# [Stated problem]
Drop every picture. Then return, exactly, the lines from the beginning of the listing below through the one containing "(0,6) rectangle (2,364);".

[BEGIN]

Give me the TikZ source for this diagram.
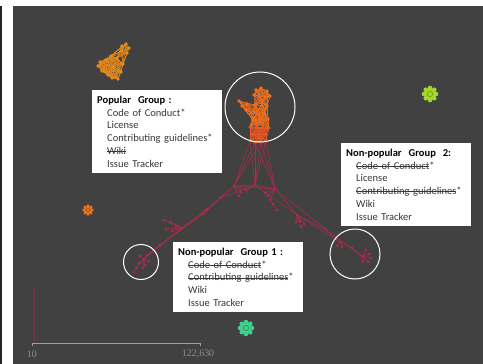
\documentclass[tikz,border=0pt]{standalone}
\usepackage{fontspec}
\setmainfont{Carlito}
\newfontfamily\scalefont{Liberation Serif}
\definecolor{bgdark}{HTML}{414141}
\definecolor{linkred}{HTML}{B02A4C}
\definecolor{popor}{HTML}{EE6E1E}
\definecolor{popred}{HTML}{E85A24}
\definecolor{amber}{HTML}{E8891C}
\definecolor{lime}{HTML}{A4D62C}
\definecolor{mint}{HTML}{3FD08C}
\definecolor{gearor}{HTML}{E8731E}
\definecolor{scalegray}{HTML}{A0A0A0}
\definecolor{boxtext}{HTML}{383838}
\tikzset{
  infobox/.style={fill=white, text=boxtext, align=left, anchor=north west,
    inner xsep=5pt, inner ysep=3pt, text width=120pt,
    font=\fontsize{10.5}{12.7}\selectfont},
  ring/.style={circle, draw=white, line width=1pt, inner sep=0pt},
  link/.style={linkred, line width=0.5pt},
}
\newsavebox\strikebox
\newcommand\strike[1]{\sbox\strikebox{#1}\rlap{\usebox\strikebox}\rule[0.27em]{\wd\strikebox}{0.5pt}}
\newcommand\drawgear[3]{%
  \fill[#3] (#1) circle (#2);
  \foreach \a in {0,45,...,315}
    \fill[#3] (#1) ++(\a:#2) circle ({0.38*#2});
  \draw[#3!60!black, line width=0.4pt] (#1) circle ({0.45*#2});
}
\newcommand\ind{\hspace*{10pt}}
\begin{document}
\begin{tikzpicture}[x=1pt, y=-1pt]
    \useasboundingbox (0,0) rectangle (483,364);
    \fill[bgdark] (13,6) rectangle (483,364);
    \fill[black!85] (0,6) rectangle (2,364);

    % top-left cluster
    \foreach \n/\p in {k1/{122,46}, k2/{126,44}, k3/{129,48}, k4/{127,53}, k5/{121,51},
                       k6/{100,62}, k7/{98,66}, k8/{102,71}, k9/{108,75}, k10/{112,78},
                       k11/{118,79}, k12/{121,72}, k13/{114,67}, k14/{106,60}, k15/{111,56},
                       k16/{117,58}, k17/{123,64}}
        \coordinate (\n) at (\p);
    \foreach \a in {k1,k2,k3,k4,k5,k15,k16,k17}
        \foreach \b in {k1,k2,k3,k4,k5,k15,k16,k17}
            \draw[amber, line width=0.3pt] (\a) -- (\b);
    \foreach \a in {k6,k7,k8,k9,k10,k11,k12,k13,k14,k15,k16,k17}
        \foreach \b in {k6,k7,k8,k9,k10,k11,k12,k13,k14,k15,k16,k17}
            \draw[amber, line width=0.3pt] (\a) -- (\b);
    \foreach \n in {k1,k2,k3,k4,k5,k6,k7,k8,k9,k10,k11,k12,k13,k14,k15,k16,k17}
        \fill[amber] (\n) circle (1.8pt);

    % popular cluster
    \foreach \n/\p in {t1/{256,90}, t2/{261,88}, t3/{267,91}, t4/{270,96}, t5/{265,97}, t6/{259,96}, t7/{254,95},
                       l1/{239,101}, l2/{242,106}, l3/{247,104}, l4/{246,110}, l5/{251,113},
                       m1/{255,105}, m2/{262,103}, m3/{267,106}, m4/{257,113}, m5/{264,114},
                       m6/{253,120}, m7/{260,121}, m8/{268,119},
                       b1/{250,127}, b2/{256,128}, b3/{263,127}, b4/{269,128}, b5/{252,134}, b6/{259,135}, b7/{266,134},
                       e1/{250,141}, e2/{255,143}, e3/{261,142}, e4/{266,141}}
        \coordinate (\n) at (\p);
    \foreach \a in {t1,t2,t3,t4,t5,t6,t7,m1,m2,m3}
        \foreach \b in {t1,t2,t3,t4,t5,t6,t7,m1,m2,m3}
            \draw[popor, line width=0.3pt] (\a) -- (\b);
    \foreach \a in {l1,l2,l3,l4,l5,m1,m4,m6}
        \foreach \b in {l1,l2,l3,l4,l5,m1,m4,m6}
            \draw[popor, line width=0.3pt] (\a) -- (\b);
    \foreach \a in {m1,m2,m3,m4,m5,m6,m7,m8,b1,b2,b3,b4}
        \foreach \b in {m1,m2,m3,m4,m5,m6,m7,m8,b1,b2,b3,b4}
            \draw[popor, line width=0.3pt] (\a) -- (\b);
    \foreach \a in {b1,b2,b3,b4,b5,b6,b7,e1,e2,e3,e4}
        \foreach \b in {b1,b2,b3,b4,b5,b6,b7,e1,e2,e3,e4}
            \draw[popred, line width=0.25pt] (\a) -- (\b);
    \foreach \n in {t1,t2,t3,t4,t5,t6,t7,l1,l2,l3,l4,l5,m1,m2,m3,m4,m5,m6,m7,m8}
        \fill[popor] (\n) circle (1.8pt);
    \foreach \n in {b1,b2,b3,b4,b5,b6,b7,e1,e2,e3,e4}
        \fill[popred] (\n) circle (1.6pt);

    % hubs and branches
    \coordinate (hl) at (234,186);
    \coordinate (hc) at (255,185);
    \coordinate (hr) at (275,189);
    \foreach \a in {e1,e2,e3} \draw[link] (\a) -- (hl);
    \foreach \a in {e1,e2,e3,e4} \draw[link] (\a) -- (hc);
    \foreach \a in {e2,e3,e4} \draw[link] (\a) -- (hr);
    \draw[link] (hl) -- (hc) -- (hr) -- cycle;

    \foreach \n/\p in {a1/{220,198}, a2/{207,209}, a3/{203,214}, a4/{182,228}, a5/{160,245},
                       s1/{164,220}, s2/{170,222}, s3/{166,229}, s4/{172,231}, s5/{176,226},
                       v1/{241,192}, v2/{239,196}, v3/{246,190},
                       q0/{144,259}, q1/{140,256}, q2/{147,255}, q3/{139,263}, q4/{145,265},
                       q5/{149,261}, q6/{136,268}, q7/{143,268}, q8/{134,272}}
        \coordinate (\n) at (\p);
    \draw[link] (hl) -- (a2) -- (a4);
    \draw[link] (hc) -- (a1) -- (a3) -- (a5) -- (q0);
    \draw[link] (hl) -- (a3);
    \draw[link] (a2) -- (q2);
    \draw[link] (a4) -- (q0);
    \draw[link] (hc) -- (v3);
    \foreach \n in {v1,v2,v3} \draw[link] (hl) -- (\n);
    \foreach \n in {s1,s2,s3,s4,s5} \draw[link] (a4) -- (\n);
    \foreach \n in {q1,q2,q3,q4,q5,q6,q7,q8} \draw[link] (q0) -- (\n);

    \foreach \n/\p in {c1/{297,215}, c2/{325,229}, c3/{340,242}, c4/{352,248}, c5/{362,256},
                       w1/{265,193}, w2/{270,200}, w3/{273,204}, w4/{277,210}, w5/{268,196},
                       u1/{300,221}, u2/{304,224}, u3/{301,227}, u4/{296,222},
                       r1/{342,247}, r2/{337,246},
                       g1/{369,254}, g2/{371,258}, g3/{368,262}, g4/{363,262}, g5/{366,250}}
        \coordinate (\n) at (\p);
    \draw[link] (hr) -- (c1) -- (c2) -- (c3) -- (c4) -- (c5);
    \draw[link] (hc) -- (c1);
    \draw[link] (hr) -- (c2);
    \draw[link] (c1) -- (c3);
    \draw[link] (c2) -- (c5);
    \foreach \n in {w1,w5} \draw[link] (hr) -- (\n);
    \draw[link] (hr) -- (w2) -- (w3) -- (w4);
    \foreach \n in {u1,u2,u3,u4} \draw[link] (c1) -- (\n);
    \foreach \n in {r1,r2} \draw[link] (c3) -- (\n);
    \foreach \n in {g1,g2,g3,g4,g5} \draw[link] (c5) -- (\n);

    \foreach \n in {hl,hc,hr,a1,a2,a3,a4,a5,s1,s2,s3,s4,s5,v1,v2,v3,
                    q0,q1,q2,q3,q4,q5,q6,q7,q8,c1,c2,c3,c4,c5,
                    w1,w2,w3,w4,w5,u1,u2,u3,u4,r1,r2,g1,g2,g3,g4,g5}
        \fill[linkred] (\n) circle (1.5pt);

    % rings
    \node[ring, minimum size=70pt] (popring) at (260,107) {};
    \node[ring, minimum size=35pt] (onering) at (141,262) {};
    \node[ring, minimum size=50pt] (tworing) at (355,254) {};

    % gears
    \coordinate (gearlime) at (430,94);
    \coordinate (gearorange) at (88,210);
    \coordinate (gearmint) at (246,328);
    \drawgear{gearlime}{6pt}{lime}
    \drawgear{gearorange}{4.2pt}{gearor}
    \drawgear{gearmint}{6pt}{mint}

    % boxes
    \node[infobox, minimum height=83pt] (popbox) at (92,90)
        {\textbf{\textcolor{black}{Popular\ \ Group :}}\\
         \ind Code of Conduct*\\
         \ind License\\
         \ind Contributing guidelines*\\
         \ind \strike{Wiki}\\
         \ind Issue Tracker};
    \node[infobox, minimum height=83pt] (twobox) at (341,143)
        {\textbf{\textcolor{black}{Non-popular\ \ Group\ \ 2:}}\\
         \ind \strike{Code of Conduct}*\\
         \ind License\\
         \ind \strike{Contributing guidelines}*\\
         \ind Wiki\\
         \ind Issue Tracker};
    \node[infobox, minimum height=70pt] (onebox) at (173,242)
        {\textbf{\textcolor{black}{Non-popular\ \ Group 1 :}}\\
         \ind \strike{Code of Conduct}*\\
         \ind \strike{Contributing guidelines}*\\
         \ind Wiki\\
         \ind Issue Tracker};

    % scale
    \coordinate (sbl) at (32,343);
    \coordinate (sbr) at (200,343);
    \draw[linkred!50!bgdark, line width=0.8pt] (34,287) -- (34,343);
    \draw[scalegray, line width=0.7pt] ([yshift=-3pt]sbl) -- (sbl) -- (sbr) -- ([yshift=-3pt]sbr);
    \node[text=scalegray!120, font=\scalefont\fontsize{10}{12}\selectfont] (lowlab) at (32,354) {10};
    \node[text=scalegray!120, font=\scalefont\fontsize{10}{12}\selectfont] (highlab) at (198,354) {122,630};
\end{tikzpicture}
\end{document}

[END]

# [Response to the task]
Give me the TikZ source for this diagram.
\documentclass[tikz,border=0pt]{standalone}
\usepackage{fontspec}
\setmainfont{Carlito}
\newfontfamily\scalefont{Liberation Serif}
\definecolor{bgdark}{HTML}{414141}
\definecolor{linkred}{HTML}{B02A4C}
\definecolor{popor}{HTML}{EE6E1E}
\definecolor{popred}{HTML}{E85A24}
\definecolor{amber}{HTML}{E8891C}
\definecolor{lime}{HTML}{A4D62C}
\definecolor{mint}{HTML}{3FD08C}
\definecolor{gearor}{HTML}{E8731E}
\definecolor{scalegray}{HTML}{A0A0A0}
\definecolor{boxtext}{HTML}{383838}
\tikzset{
  infobox/.style={fill=white, text=boxtext, align=left, anchor=north west,
    inner xsep=5pt, inner ysep=3pt, text width=120pt,
    font=\fontsize{10.5}{12.7}\selectfont},
  ring/.style={circle, draw=white, line width=1pt, inner sep=0pt},
  link/.style={linkred, line width=0.5pt},
}
\newsavebox\strikebox
\newcommand\strike[1]{\sbox\strikebox{#1}\rlap{\usebox\strikebox}\rule[0.27em]{\wd\strikebox}{0.5pt}}
\newcommand\drawgear[3]{%
  \fill[#3] (#1) circle (#2);
  \foreach \a in {0,45,...,315}
    \fill[#3] (#1) ++(\a:#2) circle ({0.38*#2});
  \draw[#3!60!black, line width=0.4pt] (#1) circle ({0.45*#2});
}
\newcommand\ind{\hspace*{10pt}}
\begin{document}
\begin{tikzpicture}[x=1pt, y=-1pt]
    \useasboundingbox (0,0) rectangle (483,364);
    \fill[bgdark] (13,6) rectangle (483,364);
    \fill[black!85] (0,6) rectangle (2,364);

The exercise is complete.